Antoine Schneck est très occupé à disparaître et à faire disparaître le sujet qu’il photographie: son studio est la mise en scène d’une dissimulation de l’un à l’autre, chacun se cache, l’un sous une toile noire, l’autre dans une tente posée au milieu de la pièce. On ne se voit plus, pendant une séance de photographies dans le studio d’Antoine Schneck et l’on oublierait presque que l’on a une apparence, pendant un court instant, on pense à autre chose, et c’est à ce moment-là qu’Antoine Schneck vous prend en photo : lorsque vous disparaissez.
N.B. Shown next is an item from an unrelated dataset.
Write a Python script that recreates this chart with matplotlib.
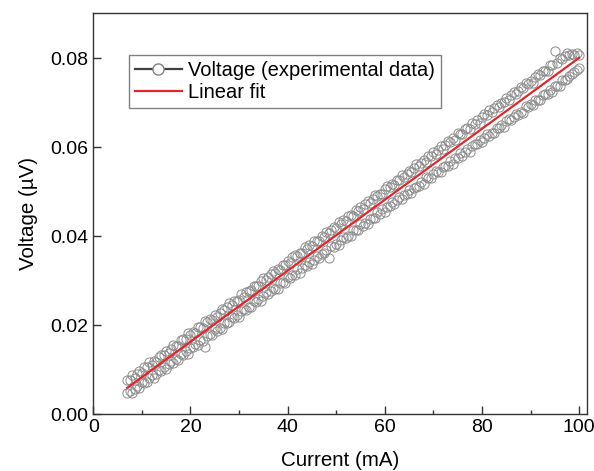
import numpy as np
import matplotlib
matplotlib.use('Agg')
import matplotlib.pyplot as plt
from matplotlib.lines import Line2D

plt.rcParams['font.family'] = ['Liberation Sans', 'DejaVu Sans']

# current sweep (mA), 0.5 mA steps, same grid for both branches
current = np.arange(7.0, 100.01, 0.5)

# upper branch of the measured voltage (uV)
volt_up = [
    0.0077, 0.0076, 0.0087, 0.0082, 0.0090, 0.0096, 0.0093, 0.0106, 0.0105, 0.0116,
    0.0111, 0.0119, 0.0116, 0.0129, 0.0132, 0.0132, 0.0142, 0.0138, 0.0146, 0.0156,
    0.0154, 0.0154, 0.0166, 0.0168, 0.0168, 0.0181, 0.0177, 0.0185, 0.0183, 0.0195,
    0.0195, 0.0193, 0.0208, 0.0206, 0.0213, 0.0212, 0.0222, 0.0218, 0.0228, 0.0235,
    0.0233, 0.0240, 0.0250, 0.0244, 0.0254, 0.0255, 0.0257, 0.0269, 0.0262, 0.0275,
    0.0277, 0.0278, 0.0288, 0.0288, 0.0287, 0.0298, 0.0306, 0.0301, 0.0307, 0.0315,
    0.0321, 0.0318, 0.0325, 0.0324, 0.0336, 0.0335, 0.0343, 0.0339, 0.0352, 0.0358,
    0.0355, 0.0361, 0.0361, 0.0375, 0.0372, 0.0379, 0.0378, 0.0389, 0.0390, 0.0388,
    0.0400, 0.0399, 0.0410, 0.0408, 0.0413, 0.0421, 0.0419, 0.0432, 0.0428, 0.0435,
    0.0433, 0.0445, 0.0448, 0.0446, 0.0459, 0.0457, 0.0465, 0.0460, 0.0472, 0.0478,
    0.0475, 0.0484, 0.0493, 0.0489, 0.0495, 0.0494, 0.0506, 0.0512, 0.0510, 0.0517,
    0.0515, 0.0527, 0.0525, 0.0537, 0.0532, 0.0540, 0.0547, 0.0543, 0.0554, 0.0561,
    0.0558, 0.0564, 0.0572, 0.0566, 0.0579, 0.0579, 0.0589, 0.0585, 0.0594, 0.0602,
    0.0596, 0.0605, 0.0613, 0.0611, 0.0620, 0.0616, 0.0631, 0.0629, 0.0630, 0.0641,
    0.0643, 0.0641, 0.0654, 0.0652, 0.0660, 0.0655, 0.0667, 0.0674, 0.0672, 0.0684,
    0.0679, 0.0687, 0.0695, 0.0690, 0.0700, 0.0702, 0.0710, 0.0705, 0.0717, 0.0724,
    0.0720, 0.0727, 0.0735, 0.0732, 0.0744, 0.0742, 0.0749, 0.0745, 0.0758, 0.0764,
    0.0761, 0.0771, 0.0771, 0.0771, 0.0785, 0.0785, 0.0817, 0.0788, 0.0800, 0.0798,
    0.0805, 0.0811, 0.0806, 0.0809, 0.0808, 0.0811, 0.0807,
]

# lower branch of the measured voltage (uV)
volt_down = [
    0.0048, 0.0052, 0.0047, 0.0057, 0.0063, 0.0059, 0.0073, 0.0070, 0.0072, 0.0081,
    0.0088, 0.0081, 0.0091, 0.0099, 0.0097, 0.0106, 0.0102, 0.0112, 0.0120, 0.0115,
    0.0124, 0.0122, 0.0136, 0.0133, 0.0141, 0.0136, 0.0148, 0.0150, 0.0158, 0.0155,
    0.0167, 0.0164, 0.0150, 0.0175, 0.0180, 0.0177, 0.0191, 0.0187, 0.0194, 0.0192,
    0.0205, 0.0205, 0.0206, 0.0218, 0.0216, 0.0223, 0.0218, 0.0231, 0.0236, 0.0234,
    0.0241, 0.0240, 0.0253, 0.0251, 0.0259, 0.0255, 0.0266, 0.0274, 0.0269, 0.0276,
    0.0284, 0.0281, 0.0281, 0.0294, 0.0296, 0.0295, 0.0308, 0.0306, 0.0313, 0.0312,
    0.0325, 0.0318, 0.0328, 0.0334, 0.0333, 0.0342, 0.0338, 0.0346, 0.0355, 0.0351,
    0.0360, 0.0361, 0.0369, 0.0350, 0.0378, 0.0376, 0.0383, 0.0380, 0.0392, 0.0399,
    0.0395, 0.0401, 0.0401, 0.0413, 0.0414, 0.0414, 0.0426, 0.0423, 0.0430, 0.0426,
    0.0439, 0.0441, 0.0441, 0.0453, 0.0450, 0.0460, 0.0455, 0.0466, 0.0467, 0.0477,
    0.0472, 0.0480, 0.0487, 0.0483, 0.0493, 0.0494, 0.0504, 0.0497, 0.0509, 0.0511,
    0.0512, 0.0522, 0.0518, 0.0532, 0.0530, 0.0531, 0.0540, 0.0547, 0.0545, 0.0544,
    0.0556, 0.0558, 0.0558, 0.0569, 0.0561, 0.0575, 0.0575, 0.0586, 0.0581, 0.0590,
    0.0595, 0.0590, 0.0602, 0.0608, 0.0607, 0.0615, 0.0611, 0.0620, 0.0630, 0.0625,
    0.0632, 0.0631, 0.0643, 0.0642, 0.0649, 0.0645, 0.0658, 0.0664, 0.0660, 0.0667,
    0.0675, 0.0672, 0.0679, 0.0677, 0.0692, 0.0689, 0.0696, 0.0695, 0.0706, 0.0706,
    0.0706, 0.0718, 0.0719, 0.0719, 0.0728, 0.0724, 0.0737, 0.0738, 0.0738, 0.0751,
    0.0751, 0.0752, 0.0759, 0.0765, 0.0768, 0.0774, 0.0778,
]

x_ticks = [0, 20, 40, 60, 80, 100]
y_ticks = [0.00, 0.02, 0.04, 0.06, 0.08]

cur_all = np.concatenate([current, current])
volt_all = np.concatenate([volt_up, volt_down])
slope, icpt = np.polyfit(cur_all, volt_all, 1)
fit_x = np.array([cur_all.min(), cur_all.max()])

fig = plt.figure(figsize=(5.94, 4.71), dpi=100)
ax = fig.add_axes([0.157, 0.121, 0.831, 0.851])

mk = dict(ls='none', marker='o', ms=6.6, mfc='none', mec='#8c8c8c', mew=0.7)
ax.plot(current, volt_up, **mk)
ax.plot(current, volt_down, **mk)
ax.plot(fit_x, icpt + slope * fit_x, color='#e3262b', lw=1.6)

ax.set_xlim(0, 101.6)
ax.set_ylim(0, 0.0901)
ax.set_xticks(x_ticks)
ax.set_xticks([10, 30, 50, 70, 90], minor=True)
ax.set_yticks(y_ticks)
ax.set_yticklabels(['%.2f' % v for v in y_ticks])
ax.tick_params(which='both', direction='in', top=False, right=False,
               labelsize=14, color='#333333', width=1)
ax.tick_params(which='major', length=6)
ax.tick_params(which='minor', length=3)
for s in ax.spines.values():
    s.set_color('#333333')
    s.set_linewidth(1)

ax.set_xlabel('Current (mA)', fontsize=14.8, labelpad=11)
ax.set_ylabel('Voltage (\u00b5V)', fontsize=14.8, labelpad=9)

h_data = Line2D([], [], color='#404040', lw=1.6, marker='o', ms=8,
                mfc='white', mec='#808080', mew=1)
h_fit = Line2D([], [], color='#e3262b', lw=1.6)
leg = ax.legend([h_data, h_fit], ['Voltage (experimental data)', 'Linear fit'],
                loc='upper left', bbox_to_anchor=(0.073, 0.895), borderaxespad=0,
                fontsize=14.5, fancybox=False, edgecolor='#808080',
                handlelength=2.3, handletextpad=0.3, borderpad=0.3,
                labelspacing=0.15, framealpha=1)
leg.get_frame().set_linewidth(1)

fig.savefig('out.png', dpi=100)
Dire ensuite l’expérience du spectateur de la photographie prise par Antoine Schneck, c’est raconter comment, nous révélant tout ce que l’on peut voir d’un visage et ce qui peut être vu de ce même visage, Schneck nous place en face de nous même. Ce que l’historien d’art Michael Fried parlant de la peinture de Manet appelle le facingness, c’est à dire le « faire face ». La peinture se détourne de la perspective, de l’enfoncement dans l’espace et dans l’invisible pour se consacrer entièrement à la surface, à l’endroit du visible où le regardant et le regardé se touchent, se mélangent et se perdent l’un dans l’autre. On peut même aller un peu plus loin et remarquer que dans le travail d’Antoine Schneck (mais c’est le cas aussi pour le Christ mort d’Holbein), c’est l’espace où se tient le spectateur face à la photographie qui est approfondi, travaillé, rendu sensible.

 
Il est donc permis de voir mieux et nous ne sommes pas au bout de ce qu’il est possible de voir et de ce qui attend d’être vu. Antoine Schneck se cache sous sa cape, il se colle à son Hassenblad, il marmonne, il règle ses machines, sa lumière, il est un technicien à qui l’école Louis Lumière a transmis l’humilité et la vraie fierté du métier de photographe, il sait que Dieu le regarde et ne tolèrera pas de prétention de sa part . Laissons l’artiste se cacher et se taire. Regardons.